Give the data again exactly as written, skipping any pictures.

◆ DATASET SECTION:
==================================================

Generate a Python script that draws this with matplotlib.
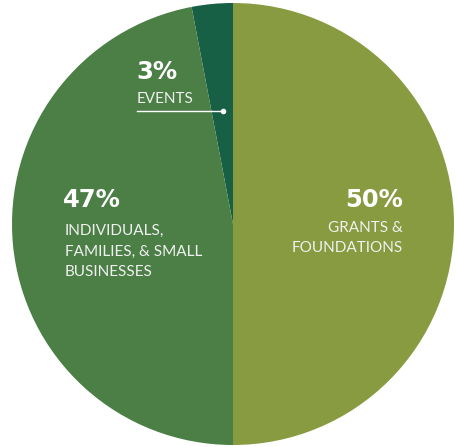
import matplotlib.pyplot as plt

# dati
categories = ['EVENTS', 'INDIVIDUALS,\nFAMILIES, & SMALL\nBUSINESSES', 'GRANTS &\nFOUNDATIONS']
shares = [3, 47, 50]
colors = ['#175f45', '#4b7f46', '#889b40']

W, H = 457, 447
fig = plt.figure(figsize=(W / 100, H / 100), dpi=100)
ax = fig.add_axes([0, 0, 1, 1])

# torta: asse y invertito, quindi gli angoli sono specchiati
ax.pie(shares, colors=colors, startangle=-90, counterclock=False,
       center=(233, 224), radius=221, frame=True,
       wedgeprops={'linewidth': 0})
ax.set_xlim(0, W)
ax.set_ylim(H, 0)
ax.set_aspect('equal')
ax.axis('off')

big = dict(color='white', fontsize=17.5, fontweight='bold', family='DejaVu Sans', va='baseline')
small = dict(color='#f0f0f0', fontsize=11, family='Lato', va='baseline')

# 3% eventi
ax.text(136, 79, f'{shares[0]}%', ha='left', **big)
ax.text(137, 103, categories[0], ha='left', **small)
ax.plot([137, 223], [111, 111], color='white', lw=1)
ax.plot([223], [111], 'o', color='white', ms=3)

# 47% individui
ax.text(63, 207, f'{shares[1]}%', ha='left', **big)
for i, line in enumerate(categories[1].split('\n')):
    ax.text(65, 235 + i * 20.5, line, ha='left', **small)

# 50% fondazioni
ax.text(403, 207, f'{shares[2]}%', ha='right', **big)
for i, line in enumerate(categories[2].split('\n')):
    ax.text(403, 232 + i * 20, line, ha='right', **small)

fig.savefig('out.png', dpi=100, facecolor='white')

==================================================

◆ SOLUTION FOR THIS TASK:
Generate a Python script that draws this with matplotlib.
import matplotlib.pyplot as plt

# dati
categories = ['EVENTS', 'INDIVIDUALS,\nFAMILIES, & SMALL\nBUSINESSES', 'GRANTS &\nFOUNDATIONS']
shares = [3, 47, 50]
colors = ['#175f45', '#4b7f46', '#889b40']

W, H = 457, 447
fig = plt.figure(figsize=(W / 100, H / 100), dpi=100)
ax = fig.add_axes([0, 0, 1, 1])

# torta: asse y invertito, quindi gli angoli sono specchiati
ax.pie(shares, colors=colors, startangle=-90, counterclock=False,
       center=(233, 224), radius=221, frame=True,
       wedgeprops={'linewidth': 0})
ax.set_xlim(0, W)
ax.set_ylim(H, 0)
ax.set_aspect('equal')
ax.axis('off')

big = dict(color='white', fontsize=17.5, fontweight='bold', family='DejaVu Sans', va='baseline')
small = dict(color='#f0f0f0', fontsize=11, family='Lato', va='baseline')

# 3% eventi
ax.text(136, 79, f'{shares[0]}%', ha='left', **big)
ax.text(137, 103, categories[0], ha='left', **small)
ax.plot([137, 223], [111, 111], color='white', lw=1)
ax.plot([223], [111], 'o', color='white', ms=3)

# 47% individui
ax.text(63, 207, f'{shares[1]}%', ha='left', **big)
for i, line in enumerate(categories[1].split('\n')):
    ax.text(65, 235 + i * 20.5, line, ha='left', **small)

# 50% fondazioni
ax.text(403, 207, f'{shares[2]}%', ha='right', **big)
for i, line in enumerate(categories[2].split('\n')):
    ax.text(403, 232 + i * 20, line, ha='right', **small)

fig.savefig('out.png', dpi=100, facecolor='white')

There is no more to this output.